■ **The request**: Extract only the first line of the listing and every line after it up to and including the one with "a_gm_err = [0.35, 2.05, 2.15, 2.75, 3.0]". Omit the pictures.

·····

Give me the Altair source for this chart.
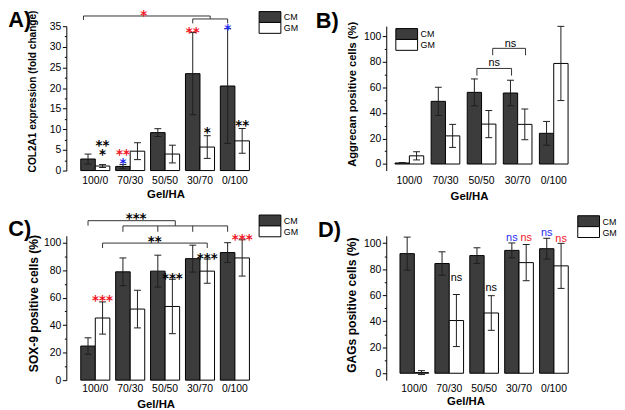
import altair as alt
import pandas as pd

categories = ["100/0", "70/30", "50/50", "30/70", "0/100"]
groups = ["CM", "GM"]

# ---- values ----
a_cm = [2.8, 1.0, 9.2, 23.5, 20.5]
a_cm_err = [1.2, 0.45, 0.95, 9.95, 13.9]
a_gm = [1.1, 4.7, 4.0, 5.7, 7.2]
a_gm_err = [0.35, 2.05, 2.15, 2.75, 3.0]

b_cm = [0.8, 49.0, 56.0, 55.5, 24.0]
b_cm_err = [0.4, 11.0, 10.5, 10.0, 9.3]
b_gm = [6.4, 22.0, 31.2, 31.0, 78.6]
b_gm_err = [3.2, 9.0, 10.6, 12.0, 29.0]

c_cm = [24.8, 78.8, 79.3, 88.4, 92.8]
c_cm_err = [6.0, 10.1, 11.6, 9.8, 7.2]
c_gm = [45.2, 51.7, 53.6, 79.3, 88.9]
c_gm_err = [11.7, 13.7, 19.8, 8.8, 13.2]

d_cm = [91.9, 84.3, 90.4, 94.4, 95.7]
d_cm_err = [12.7, 9.0, 6.0, 5.7, 8.0]
d_gm = [0.5, 40.5, 46.3, 85.0, 82.5]
d_gm_err = [1.5, 20.0, 13.3, 13.9, 17.3]

# significance labels: (category, group or None, shift in category units, value, text, colour)
a_sig = [
    ("100/0", "GM", 0, 7.0, "**", "k"),
    ("100/0", "GM", 0, 4.75, "*", "k"),
    ("70/30", "CM", 0, 4.75, "**", "r"),
    ("70/30", "CM", 0, 2.47, "*", "b"),
    ("30/70", "CM", 0, 34.2, "**", "r"),
    ("0/100", "CM", 0, 35.1, "*", "b"),
    ("30/70", "GM", 0, 10.0, "*", "k"),
    ("0/100", "GM", 0, 11.75, "**", "k"),
    ("50/50", None, -0.61, 38.36, "*", "r"),
]
b_sig = [
    ("50/50", None, 0.35, 79.1, "ns", "k"),
    ("30/70", None, -0.2, 93.4, "ns", "k"),
]
c_sig = [
    ("100/0", "GM", 0, 60.3, "***", "r"),
    ("50/50", "GM", 0, 76.5, "***", "k"),
    ("30/70", "GM", 0, 91.1, "***", "k"),
    ("0/100", "GM", 0, 104.9, "***", "r"),
    ("70/30", None, 0.17, 120.0, "***", "k"),
    ("70/30", None, 0.7, 103.3, "**", "k"),
]
d_sig = [
    ("70/30", "GM", 0, 73.4, "ns", "k"),
    ("50/50", "GM", 0, 65.5, "ns", "k"),
    ("30/70", "CM", 0, 104.1, "ns", "b"),
    ("30/70", "GM", 0, 104.1, "ns", "r"),
    ("0/100", "CM", 0, 107.5, "ns", "b"),
    ("0/100", "GM", 0, 103.5, "ns", "r"),
]

# bracket segments: (start point, start value, end point, end value); point = (category, group, shift)
def bracket_a():
    L = ("100/0", "CM", -0.13); M = ("30/70", "CM", 0.5)
    P = ("30/70", "CM", 0); Q = ("0/100", "CM", 0)
    return [(L, 37.48, M, 37.48), (L, 37.48, L, 36.52), (M, 37.48, M, 36.76),
            (P, 36.76, Q, 36.76), (P, 36.76, P, 35.68), (Q, 36.76, Q, 35.68)]

def bracket_b():
    L1 = ("50/50", "CM", 0.07); R1 = ("30/70", "CM", 0.03)
    L2 = ("50/50", "GM", 0.11); R2 = ("30/70", "GM", 0.02)
    return [(L1, 74.7, R1, 74.7), (L1, 74.7, L1, 69.1), (R1, 74.7, R1, 69.1),
            (L2, 90.4, R2, 90.4), (L2, 90.4, L2, 85.0), (R2, 90.4, R2, 85.0)]

def bracket_c():
    L = ("100/0", "CM", 0); M = ("50/50", "CM", 0.5)
    P = [(c, "CM", 0) for c in categories[1:]]
    G1 = ("100/0", "GM", 0); G4 = ("30/70", "GM", 0)
    segs = [(L, 116.0, M, 116.0), (L, 116.0, L, 112.4), (M, 116.0, M, 112.2),
            (P[0], 112.2, P[-1], 112.2)]
    segs += [(p, 112.2, p, 107.9) for p in P]
    segs += [(G1, 99.7, G4, 99.7), (G1, 99.7, G1, 96.1), (G4, 99.7, G4, 96.1)]
    return segs

FONT = "Liberation Sans"
STAR_FONT = "DejaVu Sans"
CM_FILL = "#3c3c3c"
INK = "#1e1e1e"
COLORS = {"k": "black", "r": "#f0141e", "b": "#1e28f0"}
X_TITLE = "Gel/HA"
H = 146
LEG_W, LEG_H = 22, 11


def panel(letter, cm, cm_err, gm, gm_err, sig, segs, g):
    half = g["bw"] / g["step"]
    ylo, yhi = g["ydom"]

    def xpos(cat, grp, shift):
        base = categories.index(cat)
        if grp == "CM":
            base -= half / 2
        elif grp == "GM":
            base += half / 2
        return base + shift

    def yval(px):  # pixel offset below the plot top -> value on the panel's y scale
        return yhi - px * (yhi - ylo) / H

    rows = []
    for i, cat in enumerate(categories):
        for grp, vals, errs in (("CM", cm, cm_err), ("GM", gm, gm_err)):
            xc = xpos(cat, grp, 0)
            rows.append({"grp": grp, "x0": xc - half / 2, "x1": xc + half / 2, "xc": xc,
                         "v": vals[i], "lo": vals[i] - errs[i], "hi": vals[i] + errs[i],
                         "base": 0.0})
    bars = pd.DataFrame(rows)
    caps = pd.concat([bars[["xc", "lo"]].rename(columns={"lo": "cap"}),
                      bars[["xc", "hi"]].rename(columns={"hi": "cap"})], ignore_index=True)

    xdom = [-g["off"] / g["step"], (g["W"] - g["off"]) / g["step"]]
    xscale = alt.Scale(domain=xdom, nice=False, zero=False)
    yscale = alt.Scale(domain=g["ydom"], nice=False, zero=False)
    fill_scale = alt.Scale(domain=groups, range=[CM_FILL, "white"])
    m = g["major"]
    major_vals = [k * m for k in range(0, int(round(g["ytop"] / m)) + 1)]
    minor_vals = [v + m / 2 for v in major_vals[:-1]]

    yaxis = alt.Axis(
        values=major_vals, tickSize=4,
        tickColor="black", tickWidth=1, domainColor="black", domainWidth=1,
        labelColor="black", labelFontSize=g["ylab_fs"], labelPadding=1.5, labelFont=FONT,
        grid=False, labelOverlap=False, labelFlush=False,
        title=g["ytitle"], titleFont=FONT, titleFontSize=g["yt_fs"], titleFontWeight="bold",
        titleColor="black", titleAngle=270, titleAlign="center", titleBaseline="alphabetic",
        titleX=g["yt_x"], titleY=g["yt_y"])
    yminor = alt.Axis(
        values=minor_vals, orient="left", tickSize=2, tickColor="black", tickWidth=1,
        labels=False, domain=False, grid=False, title=None)
    xaxis = alt.Axis(values=[0, 1, 2, 3, 4], ticks=False, labels=False, domainColor="black",
                     domainWidth=1, grid=False, title=None)

    bar_l = alt.Chart(bars).mark_bar(stroke="black", strokeWidth=1, opacity=1).encode(
        x=alt.X("x0:Q", scale=xscale, axis=xaxis), x2="x1:Q",
        y=alt.Y("base:Q", scale=yscale, axis=yaxis), y2="v:Q",
        fill=alt.Fill("grp:N", scale=fill_scale, legend=None))
    err_l = alt.Chart(bars).mark_rule(color=INK, strokeWidth=1).encode(
        x=alt.X("xc:Q", axis=None), y=alt.Y("lo:Q", axis=yminor), y2="hi:Q")
    cap_l = alt.Chart(caps).mark_tick(orient="horizontal", size=7, thickness=1,
                                      color=INK, opacity=1).encode(
        x=alt.X("xc:Q", axis=None), y=alt.Y("cap:Q", axis=None))
    layers = [bar_l, err_l, cap_l]

    # category labels under the axis, placed by the panel's scales
    cat_df = pd.DataFrame({"i": list(range(len(categories))), "lab": categories,
                           "y": yval(H + g["xlab_pad"])})
    layers.append(alt.Chart(cat_df).mark_text(
        font=FONT, fontSize=10.5, align="center", baseline="alphabetic", color="black").encode(
        x=alt.X("i:Q", axis=None), y=alt.Y("y:Q", axis=None), text="lab:N"))

    if segs:
        sd = pd.DataFrame([{"x": xpos(*p1), "y": y1, "x2": xpos(*p2), "y2": y2}
                           for p1, y1, p2, y2 in segs])
        layers.append(alt.Chart(sd).mark_rule(color="#333333", strokeWidth=1).encode(
            x=alt.X("x:Q", axis=None), x2="x2:Q", y=alt.Y("y:Q", axis=None), y2="y2:Q"))

    sgd = pd.DataFrame([{"x": xpos(c, gr, s), "y": v, "t": t, "c": COLORS[col]}
                        for c, gr, s, v, t, col in sig])
    if g["kind"] == "star":
        txt = dict(font=STAR_FONT, fontSize=13.5, fontWeight="bold", dy=8)
    else:
        txt = dict(font=FONT, fontSize=11, dy=3)
    layers.append(alt.Chart(sgd).mark_text(align="center", baseline="alphabetic", **txt).encode(
        x=alt.X("x:Q", axis=None), y=alt.Y("y:Q", axis=None), text="t:N",
        color=alt.Color("c:N", scale=None)))

    # legend (two stacked swatches with labels)
    lx, ly = g["leg"]
    leg_df = pd.DataFrame({"grp": groups,
                           "y0": [yval(ly + k * LEG_H) for k in range(2)],
                           "y1": [yval(ly + (k + 1) * LEG_H) for k in range(2)],
                           "ym": [yval(ly + k * LEG_H + LEG_H / 2 + 0.5) for k in range(2)]})
    layers.append(alt.Chart(leg_df).mark_rect(stroke="black", strokeWidth=1).encode(
        x=alt.value(lx), x2=alt.value(lx + LEG_W),
        y=alt.Y("y0:Q", axis=None), y2="y1:Q",
        fill=alt.Fill("grp:N", scale=fill_scale, legend=None)))
    layers.append(alt.Chart(leg_df).mark_text(
        font=FONT, fontSize=9, align="left", baseline="middle", color="black").encode(
        x=alt.value(lx + LEG_W + 3), y=alt.Y("ym:Q", axis=None), text="grp:N"))

    # panel letter and x-axis title
    layers.append(alt.Chart(pd.DataFrame({"t": [letter], "y": [yval(g["letter"][1])]})).mark_text(
        font=FONT, fontSize=22, fontWeight="bold", align="left", baseline="alphabetic",
        color="black").encode(text="t:N", x=alt.value(g["letter"][0]), y=alt.Y("y:Q", axis=None)))
    layers.append(alt.Chart(pd.DataFrame({"t": [X_TITLE], "y": [yval(H + g["xt_base"])]})).mark_text(
        font=FONT, fontSize=11.5, fontWeight="bold", align="center", baseline="alphabetic",
        color="black").encode(text="t:N", x=alt.value(g["xt_x"]), y=alt.Y("y:Q", axis=None)))

    return alt.layer(*layers).resolve_axis(y="independent").properties(width=g["W"], height=H)


gA = dict(W=190, off=29.3, step=35.3, bw=14.7, ydom=[0, 35], major=5, ytop=35,
          ytitle="COL2A1 expression (fold change)", yt_fs=10.2, yt_x=-31.2, yt_y=65.5,
          ylab_fs=10.5, xlab_pad=13.4, xt_x=100.8, xt_base=28.2, leg=(195, -14.8),
          letter=(-58.7, 0.7), kind="star")
gB = dict(W=188, off=23.4, step=36.5, bw=14.5, ydom=[-5.1, 107.7], major=20, ytop=100,
          ytitle="Aggrecan positive cells (%)", yt_fs=11.3, yt_x=-31.4, yt_y=68.4,
          ylab_fs=10.5, xlab_pad=13.4, xt_x=84.2, xt_base=29.7, leg=(9.7, 2.4),
          letter=(-71.3, 1.7), kind="ns")
gC = dict(W=190, off=29.3, step=35.3, bw=14.7, ydom=[0, 105], major=20, ytop=100,
          ytitle="SOX-9 positive cells (%)", yt_fs=12.2, yt_x=-29.3, yt_y=68,
          ylab_fs=10.5, xlab_pad=11.5, xt_x=90.8, xt_base=27.7, leg=(195, -21),
          letter=(-58.7, 0.2), kind="star")
gD = dict(W=185, off=28.4, step=35.3, bw=14.5, ydom=[-5.3, 105.6], major=20, ytop=100,
          ytitle="GAGs positive cells (%)", yt_fs=12.2, yt_x=-30.9, yt_y=69.7,
          ylab_fs=10.5, xlab_pad=12.3, xt_x=80.7, xt_base=25.2, leg=(193.7, -20.3),
          letter=(-69, 1.4), kind="ns")

pA = panel("A)", a_cm, a_cm_err, a_gm, a_gm_err, a_sig, bracket_a(), gA)
pB = panel("B)", b_cm, b_cm_err, b_gm, b_gm_err, b_sig, bracket_b(), gB)
pC = panel("C)", c_cm, c_cm_err, c_gm, c_gm_err, c_sig, bracket_c(), gC)
pD = panel("D)", d_cm, d_cm_err, d_gm, d_gm_err, d_sig, [], gD)

chart = alt.concat(pA, pB, pC, pD, columns=2, spacing={"row": 66, "column": 133.6},
                   bounds="flush").properties(
    padding={"left": 0, "top": -1.9, "right": 0, "bottom": 0}
).configure(font=FONT).configure_view(stroke=None)

chart.save("out.html", embed_options={"renderer": "svg", "actions": False})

·····

■ **Response to this exercise**:
Give me the Altair source for this chart.
import altair as alt
import pandas as pd

categories = ["100/0", "70/30", "50/50", "30/70", "0/100"]
groups = ["CM", "GM"]

# ---- values ----
a_cm = [2.8, 1.0, 9.2, 23.5, 20.5]
a_cm_err = [1.2, 0.45, 0.95, 9.95, 13.9]
a_gm = [1.1, 4.7, 4.0, 5.7, 7.2]
a_gm_err = [0.35, 2.05, 2.15, 2.75, 3.0]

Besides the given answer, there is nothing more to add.